▶ Information shown:
--- Start ---

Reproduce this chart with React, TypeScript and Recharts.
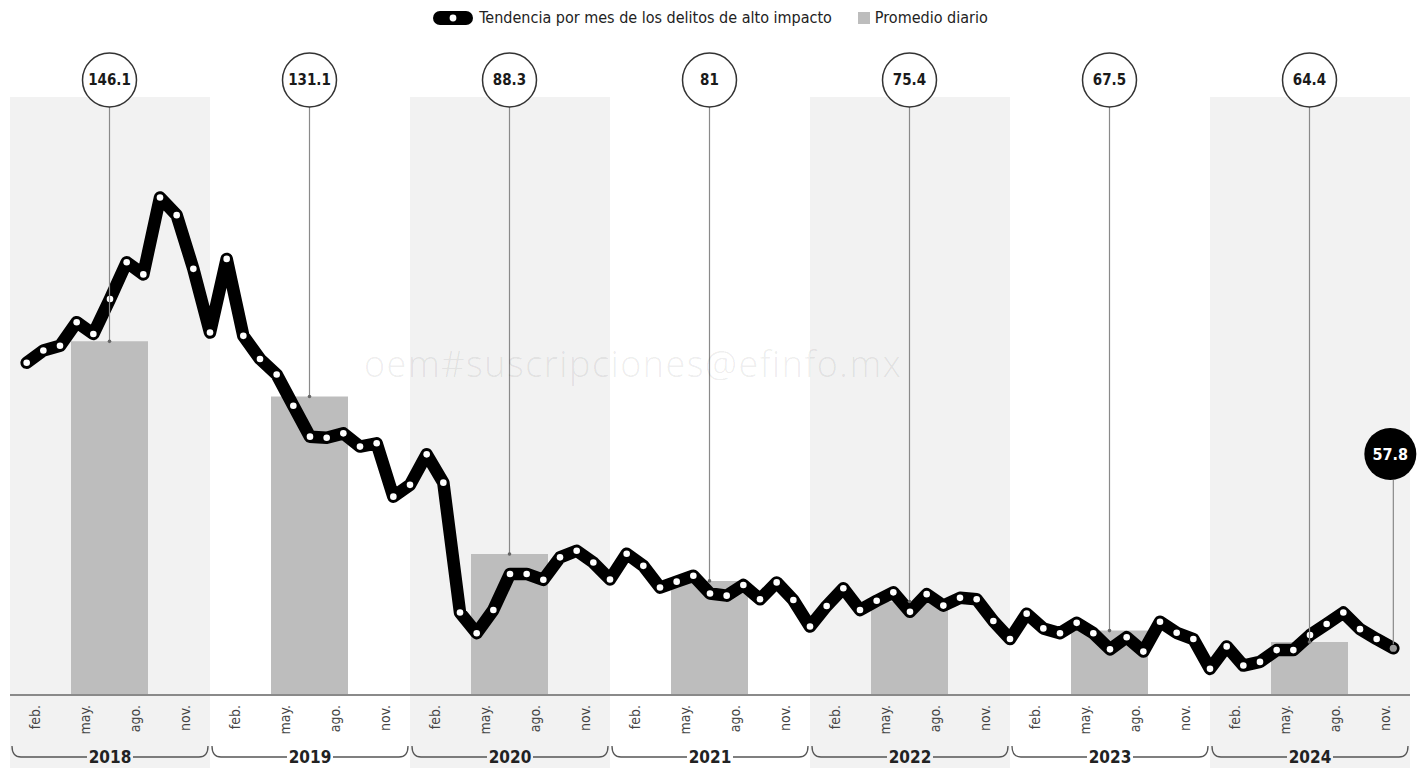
import React from 'react';
import { ComposedChart, Bar, Line, XAxis, YAxis, ReferenceArea, LabelList } from 'recharts';

// ---------- data ----------
const years = ['2018', '2019', '2020', '2021', '2022', '2023', '2024'];
const monthNames = ['ene.', 'feb.', 'mar.', 'abr.', 'may.', 'jun.', 'jul.', 'ago.', 'sep.', 'oct.', 'nov.', 'dic.'];
const tickMonthIdx = [1, 4, 7, 10];
const dailyAverage = [146.1, 131.1, 88.3, 81, 75.4, 67.5, 64.4];
const monthlyTrend = [
  // 2018
  140.3, 143.6, 144.9, 151.3, 148.1, 157.6, 167.6, 164.3, 185.2, 180.4, 165.8, 148.5,
  // 2019
  168.5, 147.6, 141.3, 137.1, 128.6, 120.2, 119.9, 121.1, 117.5, 118.4, 103.9, 107.1,
  // 2020
  115.4, 107.7, 72.4, 66.8, 73.1, 82.9, 82.9, 81.3, 87.4, 89.2, 86.0, 81.4,
  // 2021
  88.4, 85.1, 79.2, 80.8, 82.4, 77.6, 77.0, 79.9, 76.0, 80.6, 75.8, 68.6,
  // 2022
  74.2, 79.0, 73.1, 75.6, 77.9, 72.6, 77.4, 74.3, 76.4, 76.0, 70.1, 65.2,
  // 2023
  72.1, 68.1, 66.8, 69.6, 66.8, 62.4, 65.7, 61.8, 69.9, 66.9, 65.2, 57.1,
  // 2024 (ene.-nov.)
  63.2, 58.0, 59.0, 62.2, 62.2, 66.3, 69.3, 72.4, 67.9, 65.2, 62.7,
];
const latestMonthLabel = 57.8;
const legendLine = 'Tendencia por mes de los delitos de alto impacto';
const legendBar = 'Promedio diario';
const watermark = 'oem#suscripciones@efinfo.mx';

const barData = years.map((y, k) => ({ x: 12 * k + 6, year: y, prom: dailyAverage[k] }));
const lineData = monthlyTrend.map((v, i) => ({ x: i + 1, v }));
const monthTicks = years.flatMap((_, k) => tickMonthIdx.map((m) => 12 * k + m + 0.5));

// ---------- layout ----------
const W = 1421;
const H = 768;
const MARGIN = { top: 97, right: 11, bottom: 0, left: 10 };
const PLOT_W = W - MARGIN.left - MARGIN.right;
const MONTH_PX = PLOT_W / 84;
const FONT = '"Liberation Sans Narrow", "DejaVu Sans Condensed", "Roboto Condensed", "Liberation Sans", sans-serif';
const BAND = '#f2f2f2';
const BAR = '#bdbdbd';

const MonthTick = (props: any) => {
  const { x, y, index } = props;
  const k = Math.floor(index / 4);
  const j = index % 4;
  const shaded = k % 2 === 0;
  const label = monthNames[tickMonthIdx[j]];
  let bracket = null;
  if (j === 3) {
    const x0 = x - 10.5 * MONTH_PX + 2;
    const x1 = x + 1.5 * MONTH_PX - 2;
    const mid = (x0 + x1) / 2;
    const top = y + 51;
    const bot = y + 62;
    bracket = (
      <g>
        <path
          d={`M ${x0} ${top} Q ${x0} ${bot} ${x0 + 9} ${bot} L ${mid - 23} ${bot} M ${mid + 23} ${bot} L ${x1 - 9} ${bot} Q ${x1} ${bot} ${x1} ${top}`}
          fill="none"
          stroke="#555"
          strokeWidth={1.3}
        />
        <text x={mid} y={y + 68} textAnchor="middle" fontFamily={FONT} fontWeight={700} fontSize={17} fill="#222">
          {years[k]}
        </text>
      </g>
    );
  }
  return (
    <g>
      <rect
        x={x - 1.5 * MONTH_PX}
        y={y + 1}
        width={3 * MONTH_PX}
        height={H - y}
        fill={shaded ? BAND : '#ffffff'}
      />
      <text
        transform={`translate(${x}, ${y + 10}) rotate(-90)`}
        textAnchor="end"
        dy="0.35em"
        fontFamily={FONT}
        fontSize={14}
        fill="#444"
      >
        {label}
      </text>
      {bracket}
    </g>
  );
};

const renderBarLabel = (props: any) => {
  const { x, y, width, value } = props;
  const cx = x + width / 2;
  const cy = 80;
  const r = 27;
  return (
    <g>
      <line x1={cx} y1={cy + r} x2={cx} y2={y} stroke="#8a8a8a" strokeWidth={1.2} />
      <circle cx={cx} cy={y} r={1.8} fill="#666" />
      <circle cx={cx} cy={cy} r={r} fill="#fff" stroke="#333" strokeWidth={1.5} />
      <text x={cx} y={cy} dy="0.36em" textAnchor="middle" fontFamily={FONT} fontWeight={700} fontSize={15} fill="#1a1a1a">
        {value}
      </text>
    </g>
  );
};

const renderLatest = (props: any) => {
  const { x, y, index } = props;
  if (index !== lineData.length - 1) return null;
  const cx = x - 3;
  const cy = 454;
  return (
    <g>
      <line x1={x} y1={cy + 26} x2={x} y2={y - 4} stroke="#8a8a8a" strokeWidth={1.2} />
      <circle cx={cx} cy={cy} r={26} fill="#000" />
      <text x={cx} y={cy} dy="0.36em" textAnchor="middle" fontFamily={FONT} fontWeight={700} fontSize={16} fill="#fff">
        {latestMonthLabel}
      </text>
    </g>
  );
};

const renderDot = (props: any) => {
  const { cx, cy, index } = props;
  const last = index === lineData.length - 1;
  return (
    <circle
      key={`d${index}`}
      cx={cx}
      cy={cy}
      r={last ? 3.6 : 3.3}
      fill={last ? '#9a9a9a' : '#ffffff'}
      stroke="none"
    />
  );
};

export default function App() {
  return (
    <div style={{ position: 'absolute', left: 0, top: 0, width: W, height: H, background: '#fff', overflow: 'hidden' }}>
      <ComposedChart width={W} height={H} data={barData} margin={MARGIN}>
        {years.map((y, k) =>
          k % 2 === 0 ? (
            <ReferenceArea
              key={y}
              x1={12 * k}
              x2={12 * k + 12}
              y1={50}
              y2={212.5}
              fill={BAND}
              fillOpacity={1}
              stroke="none"
              ifOverflow="hidden"
            />
          ) : null
        )}
        <XAxis
          dataKey="x"
          type="number"
          domain={[0, 84]}
          allowDataOverflow
          ticks={monthTicks}
          interval={0}
          height={73}
          tickSize={0}
          tickMargin={0}
          tickLine={false}
          axisLine={{ stroke: '#8a8a8a', strokeWidth: 2 }}
          tick={<MonthTick />}
        />
        <XAxis xAxisId="line" dataKey="x" type="number" domain={[0, 84]} allowDataOverflow hide />
        <YAxis
          type="number"
          domain={[50, 212.5]}
          allowDataOverflow
          width={0}
          tick={false}
          tickLine={false}
          axisLine={{ stroke: '#8a8a8a', strokeWidth: 1 }}
        />
        <Bar dataKey="prom" fill={BAR} barSize={77} isAnimationActive={false}>
          <LabelList dataKey="prom" content={renderBarLabel} />
        </Bar>
        <Line
          xAxisId="line"
          data={lineData}
          dataKey="v"
          type="linear"
          stroke="#000"
          strokeWidth={12.5}
          strokeLinejoin="round"
          strokeLinecap="round"
          dot={renderDot}
          activeDot={false}
          isAnimationActive={false}
        >
          <LabelList dataKey="v" content={renderLatest} />
        </Line>
      </ComposedChart>

      <div
        style={{
          position: 'absolute',
          left: 364,
          top: 346,
          fontFamily: '"Open Sans", "DejaVu Sans", sans-serif',
          fontWeight: 300,
          fontSize: 36,
          letterSpacing: 1.5,
          color: 'rgba(0,0,0,0.08)',
          whiteSpace: 'nowrap',
          pointerEvents: 'none',
          lineHeight: '36px',
        }}
      >
        {watermark}
      </div>

      <div
        style={{
          position: 'absolute',
          left: 0,
          top: 8,
          width: W,
          display: 'flex',
          justifyContent: 'center',
          alignItems: 'center',
          fontFamily: FONT,
          fontSize: 16,
          color: '#222',
          whiteSpace: 'nowrap',
        }}
      >
        <svg width={40} height={14} style={{ marginRight: 6 }}>
          <rect x={0} y={0} width={40} height={14} rx={7} fill="#000" />
          <circle cx={20} cy={7} r={3.4} fill="#fff" />
        </svg>
        <span>{legendLine}</span>
        <span style={{ display: 'inline-block', width: 12, height: 12, background: BAR, marginLeft: 26, marginRight: 5 }} />
        <span>{legendBar}</span>
      </div>
    </div>
  );
}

--- End ---

▶ Work instructions: Where a line above contains the string "React", copy that line.

▶ Expected output:
Reproduce this chart with React, TypeScript and Recharts.
import React from 'react';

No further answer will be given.